I think it means something like: The world does stand up to, and will benefit from, some kicking around, as long as you kick it in the right way. I’m trying to figure out how to kick it in the right way.
Too late for edit:
Now, I understand that Churchill is talking about geopolitics, more than dating. But that quote still sticks with me.
You’re the one who said “just go interact with people”, as if that leads to some inevitable epiphany. It doesn’t, or at least it hasn’t so far.
No, I don’t expect all the advice to to be coordinated and consistent, but the fact that there are so many different approaches, each one sincerely offered and successful at one time or another, is, perhaps, one way of explaining the issue that some people face.
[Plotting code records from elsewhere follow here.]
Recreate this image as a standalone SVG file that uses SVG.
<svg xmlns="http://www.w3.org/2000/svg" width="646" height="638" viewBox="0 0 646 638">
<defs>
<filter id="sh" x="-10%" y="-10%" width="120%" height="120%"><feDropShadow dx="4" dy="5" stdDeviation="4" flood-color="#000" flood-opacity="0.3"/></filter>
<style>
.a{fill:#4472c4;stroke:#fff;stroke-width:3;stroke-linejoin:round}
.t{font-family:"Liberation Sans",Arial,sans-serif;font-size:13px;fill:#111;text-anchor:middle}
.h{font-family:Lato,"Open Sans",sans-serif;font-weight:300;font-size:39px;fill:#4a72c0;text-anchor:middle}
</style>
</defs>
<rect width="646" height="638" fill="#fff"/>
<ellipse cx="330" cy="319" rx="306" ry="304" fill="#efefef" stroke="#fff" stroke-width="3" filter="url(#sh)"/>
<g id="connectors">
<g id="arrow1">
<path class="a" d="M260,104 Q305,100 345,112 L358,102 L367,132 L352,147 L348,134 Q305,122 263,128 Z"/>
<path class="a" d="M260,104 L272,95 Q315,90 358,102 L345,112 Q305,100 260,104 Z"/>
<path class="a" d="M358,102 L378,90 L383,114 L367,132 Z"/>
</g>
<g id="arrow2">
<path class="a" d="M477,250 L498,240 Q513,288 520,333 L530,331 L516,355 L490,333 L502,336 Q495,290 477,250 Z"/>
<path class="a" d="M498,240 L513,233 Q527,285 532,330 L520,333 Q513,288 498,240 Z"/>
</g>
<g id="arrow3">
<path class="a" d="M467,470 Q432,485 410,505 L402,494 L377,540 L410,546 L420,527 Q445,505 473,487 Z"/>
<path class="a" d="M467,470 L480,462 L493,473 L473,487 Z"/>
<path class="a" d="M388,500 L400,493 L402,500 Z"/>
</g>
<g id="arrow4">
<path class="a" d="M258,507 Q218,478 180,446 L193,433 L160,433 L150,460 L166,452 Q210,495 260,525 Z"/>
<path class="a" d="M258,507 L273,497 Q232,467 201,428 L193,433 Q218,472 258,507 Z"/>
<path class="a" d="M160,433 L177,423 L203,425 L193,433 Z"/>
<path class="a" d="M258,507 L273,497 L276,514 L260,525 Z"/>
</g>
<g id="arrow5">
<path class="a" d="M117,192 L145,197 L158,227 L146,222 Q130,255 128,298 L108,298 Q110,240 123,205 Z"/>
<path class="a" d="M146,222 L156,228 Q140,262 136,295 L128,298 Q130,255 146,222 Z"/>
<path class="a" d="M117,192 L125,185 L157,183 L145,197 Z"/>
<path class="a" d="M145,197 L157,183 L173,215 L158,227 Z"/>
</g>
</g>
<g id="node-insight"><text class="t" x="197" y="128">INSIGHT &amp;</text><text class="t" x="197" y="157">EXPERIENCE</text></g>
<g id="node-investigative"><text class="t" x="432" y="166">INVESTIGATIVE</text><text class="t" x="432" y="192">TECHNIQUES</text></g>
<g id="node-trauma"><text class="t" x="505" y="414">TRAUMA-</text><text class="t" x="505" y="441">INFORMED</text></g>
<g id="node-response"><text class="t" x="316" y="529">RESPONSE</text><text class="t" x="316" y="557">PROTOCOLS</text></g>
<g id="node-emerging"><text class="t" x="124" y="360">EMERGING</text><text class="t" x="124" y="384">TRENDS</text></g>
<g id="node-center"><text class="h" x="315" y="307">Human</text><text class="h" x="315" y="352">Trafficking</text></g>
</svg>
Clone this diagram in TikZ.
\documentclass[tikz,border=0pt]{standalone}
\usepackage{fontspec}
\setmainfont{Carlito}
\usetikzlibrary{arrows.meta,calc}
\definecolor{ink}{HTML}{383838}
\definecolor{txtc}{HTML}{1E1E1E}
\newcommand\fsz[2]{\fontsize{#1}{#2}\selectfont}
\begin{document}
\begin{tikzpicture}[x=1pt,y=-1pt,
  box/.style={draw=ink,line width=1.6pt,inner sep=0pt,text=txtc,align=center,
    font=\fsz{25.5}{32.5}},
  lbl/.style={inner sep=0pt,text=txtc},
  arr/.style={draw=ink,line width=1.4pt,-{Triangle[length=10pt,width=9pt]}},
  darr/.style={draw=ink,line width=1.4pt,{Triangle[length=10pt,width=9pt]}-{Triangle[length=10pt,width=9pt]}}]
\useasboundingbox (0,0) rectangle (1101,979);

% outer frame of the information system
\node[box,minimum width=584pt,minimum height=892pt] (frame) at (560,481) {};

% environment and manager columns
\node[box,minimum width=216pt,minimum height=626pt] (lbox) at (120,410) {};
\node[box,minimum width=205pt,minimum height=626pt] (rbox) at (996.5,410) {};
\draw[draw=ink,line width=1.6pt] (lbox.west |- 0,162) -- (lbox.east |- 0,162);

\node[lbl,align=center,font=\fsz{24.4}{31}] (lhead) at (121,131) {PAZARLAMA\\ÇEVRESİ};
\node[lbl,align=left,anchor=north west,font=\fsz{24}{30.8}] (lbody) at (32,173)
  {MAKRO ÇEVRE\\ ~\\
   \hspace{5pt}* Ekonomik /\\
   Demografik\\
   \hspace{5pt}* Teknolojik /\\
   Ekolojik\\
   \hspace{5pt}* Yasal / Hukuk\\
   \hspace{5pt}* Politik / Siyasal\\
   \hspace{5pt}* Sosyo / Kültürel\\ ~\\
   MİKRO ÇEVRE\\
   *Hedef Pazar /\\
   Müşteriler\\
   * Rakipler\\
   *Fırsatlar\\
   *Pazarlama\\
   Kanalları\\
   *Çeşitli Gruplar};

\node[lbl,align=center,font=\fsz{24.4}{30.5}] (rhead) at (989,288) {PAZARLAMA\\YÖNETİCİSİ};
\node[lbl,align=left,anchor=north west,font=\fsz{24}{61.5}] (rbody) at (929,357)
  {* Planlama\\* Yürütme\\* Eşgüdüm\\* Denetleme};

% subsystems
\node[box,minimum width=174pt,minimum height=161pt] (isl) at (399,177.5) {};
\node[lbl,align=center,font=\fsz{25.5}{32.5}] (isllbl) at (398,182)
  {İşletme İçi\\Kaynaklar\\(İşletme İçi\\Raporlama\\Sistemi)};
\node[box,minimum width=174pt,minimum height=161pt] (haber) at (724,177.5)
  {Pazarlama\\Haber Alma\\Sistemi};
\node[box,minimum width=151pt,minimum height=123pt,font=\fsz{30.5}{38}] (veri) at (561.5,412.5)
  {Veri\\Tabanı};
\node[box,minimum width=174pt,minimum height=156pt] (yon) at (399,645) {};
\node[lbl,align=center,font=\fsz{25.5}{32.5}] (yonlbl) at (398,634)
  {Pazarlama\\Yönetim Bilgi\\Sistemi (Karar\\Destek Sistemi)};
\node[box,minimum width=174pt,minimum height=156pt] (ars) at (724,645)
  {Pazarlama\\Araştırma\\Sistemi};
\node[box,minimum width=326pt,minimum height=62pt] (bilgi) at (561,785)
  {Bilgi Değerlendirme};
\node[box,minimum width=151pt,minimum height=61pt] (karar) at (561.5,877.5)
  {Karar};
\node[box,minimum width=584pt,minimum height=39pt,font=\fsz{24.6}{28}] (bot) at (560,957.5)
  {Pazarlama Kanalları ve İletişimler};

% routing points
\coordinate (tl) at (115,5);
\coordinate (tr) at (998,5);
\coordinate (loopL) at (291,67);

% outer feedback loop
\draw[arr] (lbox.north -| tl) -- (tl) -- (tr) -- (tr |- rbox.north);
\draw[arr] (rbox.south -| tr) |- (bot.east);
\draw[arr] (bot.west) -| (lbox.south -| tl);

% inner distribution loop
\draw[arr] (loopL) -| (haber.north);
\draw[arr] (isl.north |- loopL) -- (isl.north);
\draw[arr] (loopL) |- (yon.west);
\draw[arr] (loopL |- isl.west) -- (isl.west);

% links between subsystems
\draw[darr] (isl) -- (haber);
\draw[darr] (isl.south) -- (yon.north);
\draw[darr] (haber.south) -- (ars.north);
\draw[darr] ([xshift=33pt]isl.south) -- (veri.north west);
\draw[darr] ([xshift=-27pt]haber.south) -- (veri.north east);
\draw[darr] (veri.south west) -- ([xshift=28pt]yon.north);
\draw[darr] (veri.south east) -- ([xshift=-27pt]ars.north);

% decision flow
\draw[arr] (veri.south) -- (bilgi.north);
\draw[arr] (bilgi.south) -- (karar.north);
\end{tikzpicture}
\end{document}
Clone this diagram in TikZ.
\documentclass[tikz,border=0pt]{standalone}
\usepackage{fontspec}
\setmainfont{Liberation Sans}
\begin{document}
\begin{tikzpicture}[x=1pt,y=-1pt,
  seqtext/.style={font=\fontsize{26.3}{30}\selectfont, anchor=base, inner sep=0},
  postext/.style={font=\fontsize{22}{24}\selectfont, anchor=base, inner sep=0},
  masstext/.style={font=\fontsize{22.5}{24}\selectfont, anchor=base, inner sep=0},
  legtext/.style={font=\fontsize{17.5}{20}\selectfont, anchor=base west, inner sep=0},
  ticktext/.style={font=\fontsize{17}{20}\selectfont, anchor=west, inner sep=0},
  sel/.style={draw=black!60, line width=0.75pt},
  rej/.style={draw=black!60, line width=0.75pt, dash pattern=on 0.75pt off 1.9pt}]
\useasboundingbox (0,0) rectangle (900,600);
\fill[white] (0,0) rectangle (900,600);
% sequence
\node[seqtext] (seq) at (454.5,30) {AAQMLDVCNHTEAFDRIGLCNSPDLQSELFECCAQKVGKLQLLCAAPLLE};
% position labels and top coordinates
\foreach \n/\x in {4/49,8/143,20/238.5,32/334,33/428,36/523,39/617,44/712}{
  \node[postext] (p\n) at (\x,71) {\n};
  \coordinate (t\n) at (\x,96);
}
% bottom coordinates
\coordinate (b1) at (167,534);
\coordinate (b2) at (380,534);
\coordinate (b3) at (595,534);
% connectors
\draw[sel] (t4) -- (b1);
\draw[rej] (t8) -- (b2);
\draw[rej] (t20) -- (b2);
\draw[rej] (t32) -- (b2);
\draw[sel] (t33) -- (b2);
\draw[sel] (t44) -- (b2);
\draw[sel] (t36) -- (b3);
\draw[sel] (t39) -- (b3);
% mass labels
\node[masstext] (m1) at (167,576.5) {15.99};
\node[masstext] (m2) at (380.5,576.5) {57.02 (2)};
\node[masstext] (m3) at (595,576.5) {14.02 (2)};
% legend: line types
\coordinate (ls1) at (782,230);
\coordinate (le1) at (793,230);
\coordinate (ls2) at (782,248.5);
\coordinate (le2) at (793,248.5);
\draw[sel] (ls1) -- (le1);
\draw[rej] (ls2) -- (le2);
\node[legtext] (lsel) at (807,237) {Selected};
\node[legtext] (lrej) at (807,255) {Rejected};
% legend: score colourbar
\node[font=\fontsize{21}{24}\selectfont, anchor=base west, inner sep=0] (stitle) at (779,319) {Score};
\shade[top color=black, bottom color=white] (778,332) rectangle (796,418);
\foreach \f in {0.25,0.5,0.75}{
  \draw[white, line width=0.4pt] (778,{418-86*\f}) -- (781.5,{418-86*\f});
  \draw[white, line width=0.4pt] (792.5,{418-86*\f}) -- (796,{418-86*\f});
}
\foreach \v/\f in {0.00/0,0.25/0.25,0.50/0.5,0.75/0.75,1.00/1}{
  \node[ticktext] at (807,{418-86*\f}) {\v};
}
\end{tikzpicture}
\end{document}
Agreed, and I’m not just waiting. Not that I’d turn down the right offer, either.
I do occasionally read in threads like these about someone who is told, after the fact, about someone who was blatantly flirting with them. There was a thread about being a “crushee” just a couple days ago. Either it’s never happened to me, or the people who’d notice and tell me are as blind as I am.
There’a story I’ve told here a time or two; apologies to those who’ve heard it before, but I think it’s relevant.
There was a woman I worked with some years ago; didn’t know her terribly well, but was developing a bit of a crush. I’d always felt a bit overlooked and ignored in romantic matters, so I decided that wasn’t going to happen again. I was going to ask her out, unmistakably, and whatever the answer was I’d deal with it. This being mid-February, I got her some flowers, gave them to her on Valentine’s Day, and invited her to a play the following week. She said yes, and I was quite happy. Two days later she sent me an e-mail asking if I could get another ticket to the play so she could bring a date.
I’ll admit that’s probably my most extreme example, but where do you go from that? What bit of wisdom was I supposed to pick up from that human interaction? Folks in this thread have talked about learning to put up with rejection, but it’s another thing to be dismissed, to be so far under the radar that you’re not even noticed.